SOURCE EXCERPT -
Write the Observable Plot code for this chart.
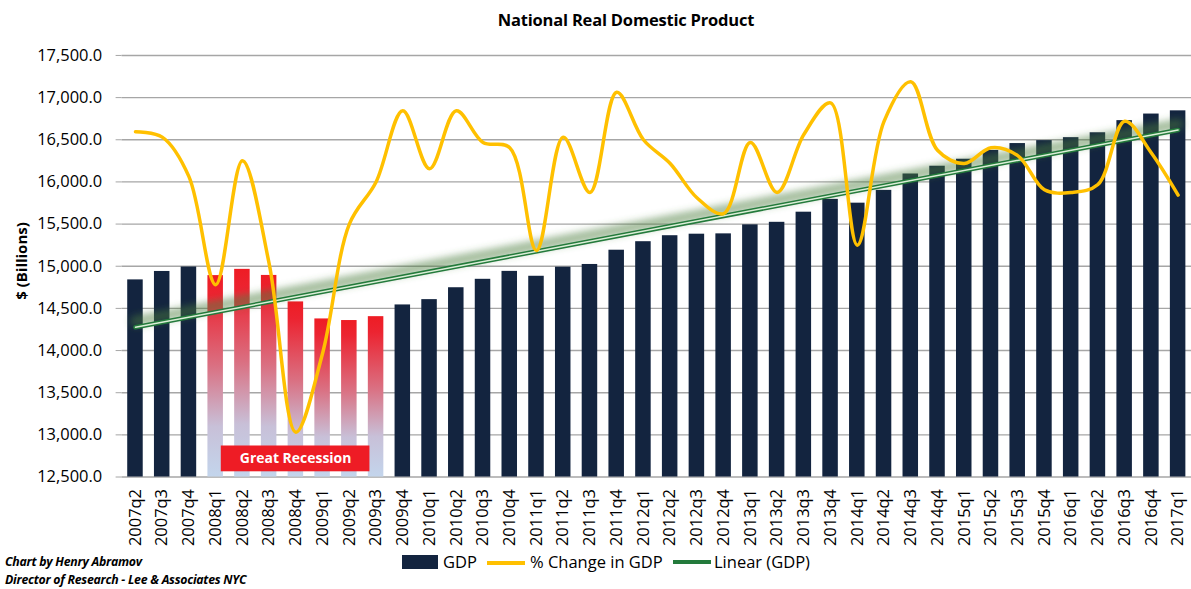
<!DOCTYPE html>
<html>
<head>
<meta charset="utf-8">
<script src="https://cdn.jsdelivr.net/npm/d3@7"></script>
<script src="https://cdn.jsdelivr.net/npm/@observablehq/plot@0.6"></script>
<style>
  html, body { margin: 0; padding: 0; background: #fff; overflow: hidden; }
  body { font-family: "Open Sans", sans-serif; }
  #wrap { position: relative; width: 1191px; height: 589px; overflow: hidden; }
  #title { position: absolute; top: 8px; left: 0; width: 1252px; text-align: center;
           font-weight: 700; font-size: 16.5px; color: #000; letter-spacing: -0.2px; }
  #chart { position: absolute; top: 40px; left: 0; }
  #ylabel { position: absolute; left: 21px; top: 261px; transform: translate(-50%, -50%) rotate(-90deg);
            font-weight: 700; font-size: 15px; white-space: nowrap; color: #000; }
  #footer { position: absolute; left: 5px; top: 553px; font-weight: 700; font-style: italic;
            font-size: 12.3px; line-height: 18px; color: #000; letter-spacing: -0.25px; }
  .lg { position: absolute; top: 550px; font-size: 16.5px; color: #000; white-space: nowrap; }
  .sw { position: absolute; }
</style>
</head>
<body>
<div id="wrap">
  <div id="title"></div>
  <div id="ylabel"></div>
  <div id="chart"></div>
  <div id="footer"></div>
  <div id="legend"></div>
</div>
<script>
// ---- Data ----
const title = "National Real Domestic Product";
const yAxisLabel = "$ (Billions)";
const footerLines = ["Chart by Henry Abramov", "Director of Research - Lee & Associates NYC"];

const quarters = [
  "2007q2","2007q3","2007q4",
  "2008q1","2008q2","2008q3","2008q4",
  "2009q1","2009q2","2009q3","2009q4",
  "2010q1","2010q2","2010q3","2010q4",
  "2011q1","2011q2","2011q3","2011q4",
  "2012q1","2012q2","2012q3","2012q4",
  "2013q1","2013q2","2013q3","2013q4",
  "2014q1","2014q2","2014q3","2014q4",
  "2015q1","2015q2","2015q3","2015q4",
  "2016q1","2016q2","2016q3","2016q4",
  "2017q1"
];

// Real GDP, $ billions
const gdp = [
  14838, 14938, 14991,
  14889, 14963, 14891, 14577,
  14375, 14356, 14402, 14541,
  14604, 14745, 14845, 14939,
  14881, 14989, 15021, 15190,
  15291, 15362, 15380, 15384,
  15491, 15521, 15641, 15793,
  15748, 15900, 16094, 16186,
  16269, 16374, 16455, 16490,
  16525, 16583, 16727, 16805,
  16843
];

// % change in GDP (annualized, hidden secondary axis)
const pctChange = [
  3.1, 2.9, 1.4,
  -2.7, 2.0, -1.9, -8.3,
  -5.3, -0.4, 1.2, 3.9,
  1.7, 3.9, 2.7, 2.5,
  -1.4, 2.9, 0.8, 4.6,
  2.8, 1.9, 0.6, 0.0,
  2.7, 0.8, 3.0, 4.2,
  -1.2, 3.5, 5.0, 2.4,
  1.9, 2.5, 2.2, 0.9,
  0.8, 1.1, 3.5, 2.3,
  0.7
];

const recessionQuarters = ["2008q1","2008q2","2008q3","2008q4","2009q1","2009q2","2009q3"];
const annotations = [{ label: "Great Recession", from: "2008q1", to: "2009q3" }];

const yTicks = [12500, 13000, 13500, 14000, 14500, 15000, 15500, 16000, 16500, 17000, 17500];
const pctAxis = [-10, 6]; // hidden secondary axis range

const legendItems = [
  { label: "GDP", kind: "bar" },
  { label: "% Change in GDP", kind: "pct" },
  { label: "Linear (GDP)", kind: "trend" }
];

// ---- Colors ----
const NAVY = "#13243f";
const GOLD = "#ffc000";
const GREEN = "#237a3b";

// ---- Build ----
document.getElementById("title").textContent = title;
document.getElementById("ylabel").textContent = yAxisLabel;
document.getElementById("footer").innerHTML = footerLines.map(s => `<div>${s}</div>`).join("");

const data = quarters.map((q, i) => ({
  q, i, gdp: gdp[i], pct: pctChange[i], rec: recessionQuarters.includes(q)
}));
const yMin = yTicks[0], yMax = yTicks[yTicks.length - 1];
const pctToY = d3.scaleLinear(pctAxis, [yMin, yMax]);

const annData = annotations.map(a => ({
  label: a.label, i1: quarters.indexOf(a.from), i2: quarters.indexOf(a.to)
}));

const half = 0.29;
const chart = Plot.plot({
  width: 1195,
  height: 510,
  marginLeft: 122,
  marginRight: 0,
  marginTop: 15,
  marginBottom: 72,
  style: { fontFamily: "'Open Sans', sans-serif", background: "transparent" },
  x: { type: "linear", domain: [-0.5, quarters.length - 0.5] },
  y: { domain: [yMin, yMax] },
  marks: [
    Plot.gridY(yTicks, { stroke: "#a6a6a6", strokeOpacity: 1, strokeWidth: 1.4 }),
    Plot.axisY({
      ticks: yTicks, tickFormat: d3.format(",.1f"), tickSize: 6, tickPadding: 14,
      stroke: "#a6a6a6", color: "#000", fill: "#000", fontSize: 16.5, label: null
    }),
    Plot.axisX({
      ticks: d3.range(quarters.length), tickFormat: i => quarters[i],
      tickRotate: -90, tickSize: 0, tickPadding: 12, fontSize: 16.5, fill: "#000", label: null
    }),
    Plot.rectY(data.filter(d => !d.rec), {
      x1: d => d.i - half, x2: d => d.i + half, y1: yMin, y2: "gdp", fill: NAVY
    }),
    Plot.rectY(data.filter(d => d.rec), {
      x1: d => d.i - half, x2: d => d.i + half, y1: yMin, y2: "gdp", fill: "url(#recGrad)"
    }),
    Plot.linearRegressionY(data, {
      x: "i", y: "gdp", ci: 0, stroke: "#4a7d3e", strokeWidth: 11, strokeOpacity: 0.5, dy: -6,
      ariaLabel: "trend-glow"
    }),
    Plot.linearRegressionY(data, { x: "i", y: "gdp", ci: 0, stroke: GREEN, strokeWidth: 4.5 }),
    Plot.linearRegressionY(data, { x: "i", y: "gdp", ci: 0, stroke: "#dcefd8", strokeWidth: 1.5 }),
    Plot.line(data, {
      x: "i", y: d => pctToY(d.pct), stroke: GOLD, strokeWidth: 3.5, curve: "catmull-rom"
    }),
    Plot.rect(annData, {
      x1: d => d.i1 + 0.21, x2: d => d.i2 - 0.23, y1: 12562, y2: 12868, fill: "#ee1c25"
    }),
    Plot.text(annData, {
      x: d => (d.i1 + d.i2) / 2 - 0.01, y: 12715, text: "label", fill: "#fff",
      fontWeight: 700, fontSize: 14
    })
  ]
});

// gradient + blur defs
const svg = d3.select(chart);
const defs = svg.insert("defs", ":first-child");
const grad = defs.append("linearGradient").attr("id", "recGrad")
  .attr("x1", 0).attr("y1", 0).attr("x2", 0).attr("y2", 1);
[[0, "#ee1c24"], [0.1, "#ec2431"], [0.45, "#da7082"], [0.75, "#c8c0d8"], [1, "#c3d5ec"]]
  .forEach(([o, c]) => grad.append("stop").attr("offset", o).attr("stop-color", c));
const f = defs.append("filter").attr("id", "glowBlur")
  .attr("filterUnits", "userSpaceOnUse")
  .attr("x", 0).attr("y", 0).attr("width", 1195).attr("height", 510);
f.append("feGaussianBlur").attr("stdDeviation", 3.5);
let glow = svg.selectAll('[aria-label="trend-glow"]');
if (glow.empty()) glow = svg.selectAll('g[aria-label="linear-regression"]').filter((d, i) => i === 0);
glow.attr("filter", "url(#glowBlur)");
glow.selectAll("path").attr("filter", null);

document.getElementById("chart").appendChild(chart);

// ---- Legend ----
const legend = document.getElementById("legend");
const pos = { bar: [402, 443], pct: [487, 530], trend: [673, 714] };
legendItems.forEach(it => {
  const [sx, tx] = pos[it.kind];
  const sw = document.createElement("div");
  sw.className = "sw";
  sw.style.left = sx + "px";
  if (it.kind === "bar") {
    Object.assign(sw.style, { top: "555px", width: "36px", height: "14px", background: NAVY });
  } else if (it.kind === "pct") {
    Object.assign(sw.style, { top: "561px", width: "38px", height: "3.5px", background: GOLD });
  } else {
    Object.assign(sw.style, { top: "560px", width: "38px", height: "4px", background: GREEN });
  }
  legend.appendChild(sw);
  const t = document.createElement("div");
  t.className = "lg";
  t.style.left = tx + "px";
  t.textContent = it.label;
  legend.appendChild(t);
});
</script>
</body>
</html>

WRITTEN PROBLEM - Return only the lines running from the top of the data to the line that holds "Research - Lee". Include both of those lines, but skip the pictures.

PROBLEM SOLUTION -
Write the Observable Plot code for this chart.
<!DOCTYPE html>
<html>
<head>
<meta charset="utf-8">
<script src="https://cdn.jsdelivr.net/npm/d3@7"></script>
<script src="https://cdn.jsdelivr.net/npm/@observablehq/plot@0.6"></script>
<style>
  html, body { margin: 0; padding: 0; background: #fff; overflow: hidden; }
  body { font-family: "Open Sans", sans-serif; }
  #wrap { position: relative; width: 1191px; height: 589px; overflow: hidden; }
  #title { position: absolute; top: 8px; left: 0; width: 1252px; text-align: center;
           font-weight: 700; font-size: 16.5px; color: #000; letter-spacing: -0.2px; }
  #chart { position: absolute; top: 40px; left: 0; }
  #ylabel { position: absolute; left: 21px; top: 261px; transform: translate(-50%, -50%) rotate(-90deg);
            font-weight: 700; font-size: 15px; white-space: nowrap; color: #000; }
  #footer { position: absolute; left: 5px; top: 553px; font-weight: 700; font-style: italic;
            font-size: 12.3px; line-height: 18px; color: #000; letter-spacing: -0.25px; }
  .lg { position: absolute; top: 550px; font-size: 16.5px; color: #000; white-space: nowrap; }
  .sw { position: absolute; }
</style>
</head>
<body>
<div id="wrap">
  <div id="title"></div>
  <div id="ylabel"></div>
  <div id="chart"></div>
  <div id="footer"></div>
  <div id="legend"></div>
</div>
<script>
// ---- Data ----
const title = "National Real Domestic Product";
const yAxisLabel = "$ (Billions)";
const footerLines = ["Chart by Henry Abramov", "Director of Research - Lee & Associates NYC"];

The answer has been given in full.